Analog B has a methoxy in paraposition (C4′) while analog F has three methoxy groups in meta- (C3′ and C5′) and para- (C4′) positions, which demonstrates that the inclusion of methoxy groups was not interesting to improve tyrosinase inhibition potency, as was also noted by Franco et al. [6]. The analog E, without substituent in the aromatic ring, continued presenting depigmenting potential statistically similar to analogs B and F (P = 0.180 and P = 0.085, resp.) and to resveratrol (P = 0.217). Finally, analog A presented an insertion of a nitrogroup in paraposition, C4′, which may be able to chelate metals and block the action of tyrosinase due to unshared pair of electrons in their molecular structure that is able to complex with copper [6, 35]. This happens because tyrosinase is a copper-protein enzymatic complex that requires copper ions to promote the redox reactions, essential in production of melanin [35, 36]. However, it was not enough to improve the tyrosinase inhibition potency of said analog.

The analog D showed worse AI50 than resveratrol and kojic acid (P < 0.001 for both).

It demonstrated that the insertion of an amine in paraposition, C4′, was the least interesting modification made in this study for depigmenting action [33]. Franco et al. [6] observed that the analog with insertion of disubstituted amine on the base molecule was not an interesting modification for the quantitative tyrosinase inhibitory activity assay.

Among the six compounds evaluated in this work, three of them (A, B, and D)—which do not owe hydroxyl group at the ortho-position of the ring and present more lipophilic groups—have been previously synthesized [6] and exhibited similar depigmenting activity.
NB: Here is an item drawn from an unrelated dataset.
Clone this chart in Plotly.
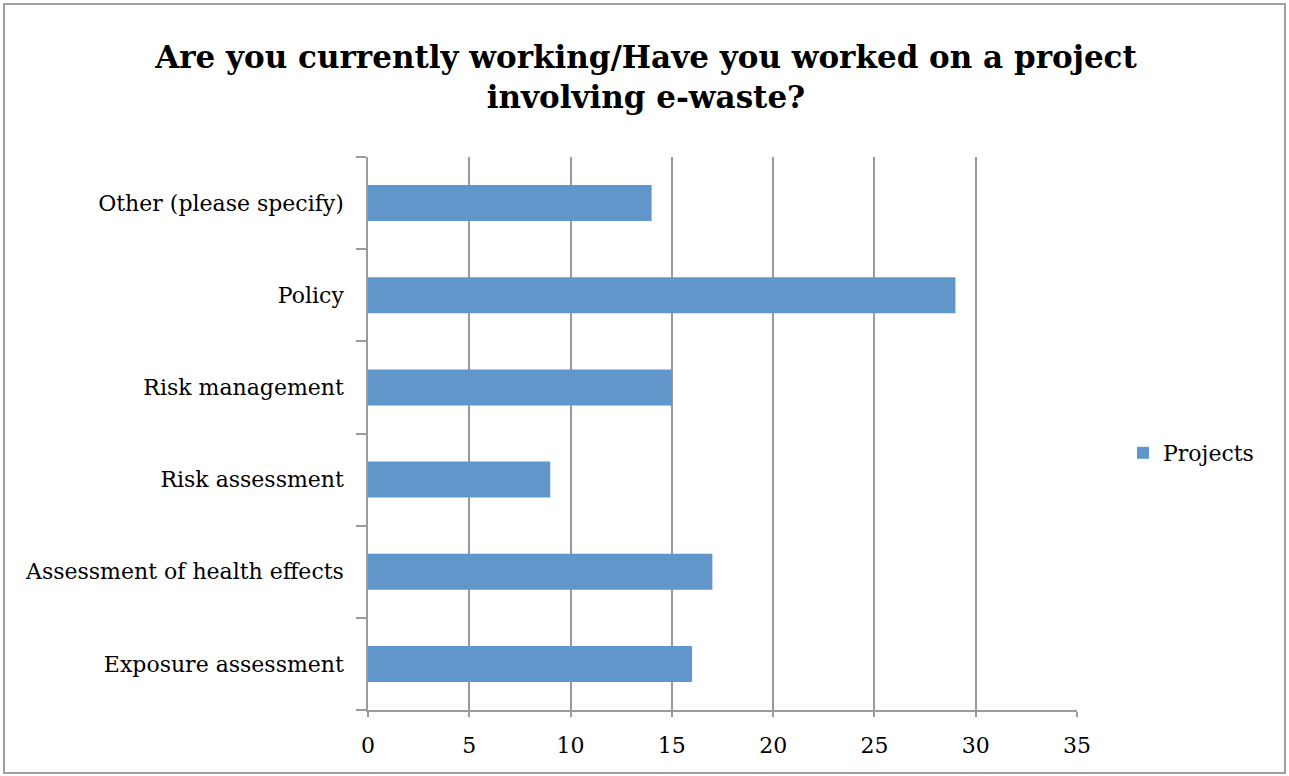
import plotly.graph_objects as go

categories = ["Exposure assessment", "Assessment of health effects", "Risk assessment",
              "Risk management", "Policy", "Other (please specify)"]
values = [16, 17, 9, 15, 29, 14]
series_name = "Projects"
title = "Are you currently working/Have you worked on a project<br>involving e-waste?"

FONT = "DejaVu Serif"
GRID = "#9a9a9a"

fig = go.Figure()
fig.add_trace(go.Bar(
    y=categories, x=values, orientation="h", name=series_name,
    marker=dict(color="#6096C9", line=dict(width=0)),
    showlegend=True,
))

W, H = 1289, 776
L, R, T, B = 368, 212, 157, 66
pw, ph = W - L - R, H - T - B

def px(x):
    return (x - L) / pw

def py(y):
    return (H - B - y) / ph

fig.update_layout(
    width=W, height=H,
    margin=dict(l=L, r=R, t=T, b=B, autoexpand=False),
    paper_bgcolor="white", plot_bgcolor="white",
    font=dict(family=FONT, size=22, color="black"),
    title=dict(text=title, x=646 / W, xref="container", xanchor="center",
               y=1 - 68 / H, yref="container", yanchor="middle",
               font=dict(family=FONT, size=31, color="black", weight="bold")),
    bargap=0.61,
    showlegend=True,
    legend=dict(x=px(1123), y=py(453), xanchor="left", yanchor="middle",
                font=dict(family=FONT, size=22), bgcolor="rgba(0,0,0,0)",
                itemwidth=30),
    xaxis=dict(range=[0, 35], dtick=5, tick0=0, showgrid=True, gridcolor=GRID, gridwidth=1.5,
               showline=True, linecolor=GRID, linewidth=1.5, ticks="outside", ticklen=5,
               tickcolor=GRID, tickwidth=1.5, zeroline=False, fixedrange=True,
               tickfont=dict(family=FONT, size=22), ticklabelstandoff=10),
    yaxis=dict(type="category", categoryorder="array", categoryarray=categories,
               showline=True, linecolor=GRID, linewidth=1.5, ticks="outside", ticklen=10,
               tickcolor=GRID, tickwidth=1.5, tickson="boundaries", showgrid=False,
               fixedrange=True,
               tickfont=dict(family=FONT, size=22), ticklabelstandoff=18),
    shapes=[dict(type="rect", xref="paper", yref="paper",
                 x0=px(4), x1=px(1285), y0=py(773), y1=py(4),
                 line=dict(color="#a0a0a0", width=2), fillcolor="rgba(0,0,0,0)", layer="below")],
)

fig.write_html("out.html", config={"displayModeBar": False},
               post_script="document.body.style.margin='0';document.body.style.padding='0';")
However, the compounds C, E, and F present a significantly different structure and, during the assay, a good tyrosinase inhibition potency was observed, being that C and E were even better than resveratrol (P < 0.001 for both).

Although only six analogs have been analyzed in this study, it is possible to observe that molecules with polar groups, such as hydroxyl, confer a higher tyrosinase inhibitory activity than the analogs with fewer polar groups such as methoxyl, nitro, and amine, highlighting the importance of a polar substituent to the molecule.

The above results showed that skin depigmenting and lightening agents must continue to be the subjects of extensive research due to their easy availability and vast clinical results. Different types of compounds from both natural and synthetic sources with depigmenting activity deserve further investigation. Moreover, such agents for skin whitening have a great potential in the cosmetics industry, as they are considered to be safe and largely free from adverse side effects. However, more concrete studies with a human clinical point of view are required [12].

4. Conclusions

The number and position of substituents seem to play an important role in the inhibitory effects of azastilbene compounds on tyrosinase activity. According to the data, the presence of hydroxyl in the ortho position was the molecular modification which gave the best evaluated tyrosinase inhibitory activity.

Despite the fact that the tyrosinase inhibitory activity was lower than that of the reference standard tested (kojic acid), the azastilbene compound (analog C) with orthohydroxylation presented better depigmenting activity (lower IC50) as well as when compared with the natural compound (resveratrol), which indicates that said molecule may have pharmacological utility in a near future. Studies on in vivo efficacy and tissue biocompatibility of such analogs must be performed to make them feasible for therapeutic use in skin whitening treatments.